Gung Ho Go taps into body language to tell a story, punctuated by exaggerated hues. Originally drawn in colored pencil, the print’s chunky swaths of blues, greens and grays inflected by peachy pink and pastel yellow portray the fluctuating palette and undulating surface of the ocean with a wash of playfulness and go-with-the-flow placidity. The airborne surfer spotlighted over the crest of a wave is positioned in such a way that they appear both alertly present in the moment, and totally free. Facing the foaming edge, their hand and feet are flexed, but their posture seems loose and pliant. A zip of yellow emphasizes the energy of the moment. Riding a wave means accepting what you can’t control, taking a spill in stride, the falling figure seems to suggest.

A perilous ride pictures 18-year-old Will Robertson steering a bike down the steps of the US Capitol while a man named Rex Smith stands at the top. Robertson rides an American Star—a sort of reverse penny-farthing with the small wheel in the front instead of the back, invented by G.W. Pressey only a few years before this photo was taken. The design made the bike a bit safer, preventing the forward-tipping other high wheelers ran into. It was also used in bicycle polo, a game both Roberston and Smith played competitively. In fact, we may be witnessing a pedal-driven duel: Riding down the capitol steps was a popular challenge at the time. It took photographer Harry Platt’s technical prowess to properly capture a challenger without the image blurring. Platt, a popular photographer and photographic innovator, secured a patent for an improved camera shutter in 1892. A perilous ride is credited to Harry Platt and his brothers Jacob and Robert, but it was likely Harry’s improved shutter (ie. faster shutter speed) that produced a clearer photo than previous attempts. 

With layers of multiple exposures of firefly activity over a single, exceptionally focused frame of the comet, Comet NEOWISE is a Mauney masterclass on perspective and relativity. Using space and time (and lots of cameras!), Mauney teaches us about the balance of chaos and harmony in our world, compressing time and space to show how much life happens in a single, quiet night both near and far. Mauney invites viewers to stand with him grounded only by the treeline in silhouette, and see all that occurs in those nocturnal hours. And it really is all relative.
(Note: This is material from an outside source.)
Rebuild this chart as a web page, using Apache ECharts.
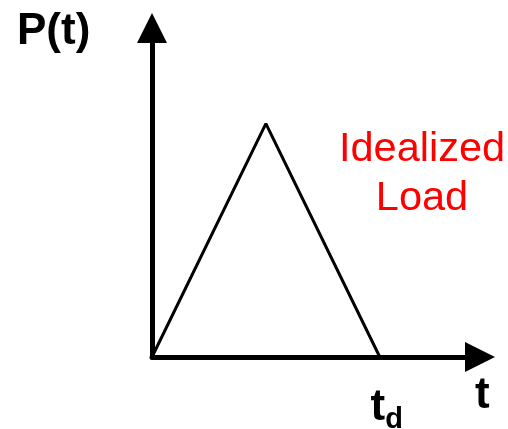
<!DOCTYPE html>
<html lang="en">
<head>
    <meta charset="UTF-8">
    <title>Idealized Load</title>
    <script type="text/javascript" src="https://cdn.jsdelivr.net/npm/echarts@6/dist/echarts.min.js"></script>
    <style>
        html, body { margin: 0; padding: 0; background: #fff; }
    </style>
</head>
<body>
<div id="main" style="width: 508px;height:429px;"></div>

<script type="text/javascript">
    // triangular pulse: time in units of td, load in units of the peak
    var timeValues = [0, 0.5, 1];
    var loadValues = [0, 1, 0];
    var tickLabels = { 1: 'td' };   // only td gets a label on the t axis

    var points = [];
    for (var i = 0; i < timeValues.length; i++) {
        points.push([timeValues[i], loadValues[i]]);
    }

    var myChart = echarts.init(document.getElementById('main'));
    myChart.setOption({
        animation: false,
        grid: {
            left: 152,
            right: 28,
            top: 28,
            bottom: 72,
            outerBoundsMode: 'none'
        },
        xAxis: {
            type: 'value',
            min: 0,
            max: 1.44,
            interval: 0.5,
            splitLine: { show: false },
            axisTick: { show: false },
            axisLine: {
                onZero: false,
                symbol: ['none', 'triangle'],
                symbolSize: [30, 30],
                lineStyle: { color: '#000', width: 5 }
            },
            axisLabel: {
                margin: 24,
                showMinLabel: true,
                showMaxLabel: false,
                padding: [0, 0, 0, 14],
                formatter: function (v) {
                    return tickLabels[v] ? '{t|t}{d|d}' : '';
                },
                rich: {
                    t: { fontFamily: 'Liberation Sans', fontWeight: 'bold', fontSize: 44, color: '#000' },
                    d: { fontFamily: 'Liberation Sans', fontWeight: 'bold', fontSize: 29, color: '#000', padding: [24, 0, 0, 0] }
                }
            }
        },
        yAxis: {
            type: 'value',
            min: 0,
            max: 1.41,
            splitLine: { show: false },
            axisTick: { show: false },
            axisLabel: { show: false },
            axisLine: {
                onZero: false,
                symbol: ['none', 'triangle'],
                symbolSize: [30, 30],
                lineStyle: { color: '#000', width: 5 }
            }
        },
        series: [{
            name: 'P(t)',
            type: 'line',
            data: points,
            symbol: 'none',
            lineStyle: { color: '#000', width: 3 },
            z: 1
        }],
        graphic: [
            {
                type: 'text',
                style: { x: 17, y: 10, text: 'P(t)', font: 'bold 44px "Liberation Sans"', fill: '#000' }
            },
            {
                type: 'text',
                style: { x: 475, y: 374, text: 't', font: 'bold 44px "Liberation Sans"', fill: '#000' }
            },
            {
                type: 'text',
                style: { x: 422, y: 150, text: 'Idealized', font: '41.5px "Liberation Sans"', fill: '#ff0000', align: 'center', verticalAlign: 'middle' }
            },
            {
                type: 'text',
                style: { x: 422, y: 199, text: 'Load', font: '41.5px "Liberation Sans"', fill: '#ff0000', align: 'center', verticalAlign: 'middle' }
            }
        ]
    });
</script>
</body>
</html>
Ski Jumper focuses on a sole central skier arms outstretched mid-jump over a sea of snow-capped spruce. The shot is breathtaking, literally. With no ground in sight, our fearless protagonist pauses at his peak adrenaline-powered air. Skarpmoen’s photo is a Wes Anderson-infused freeze frame of an action-packed moment—a symmetrical arrangement reading like an old film strip. The skier stands out in the foreground, while the forest of trees and tiny slanting roofs are seemingly flattened like a backdrop—a technique called planimetric composition and a favorite tool of our pal, Wes. Shot in 1924, Ski Jumper likely owes its crisp clarity to tremendous technical advancements in cameras of the decade allowing for much shorter shutter speeds. This leap (get it?) in photo technology was part of an ongoing pursuit of innovation for capturing high-speed sports.

Muybridge is most remembered for his contributions to the understanding of human and animal locomotion. In 1872, he was hired by railroad magnate Leland Stanford to find the answer to a popular question of the time: whether or not all four of a horse’s hooves leave the ground during a gallop. Muybridge determined the answer by utilizing a series of large cameras. He repeated this practice of stop-motion photography with other animals and people, in effect preceding motion pictures and modern cinema.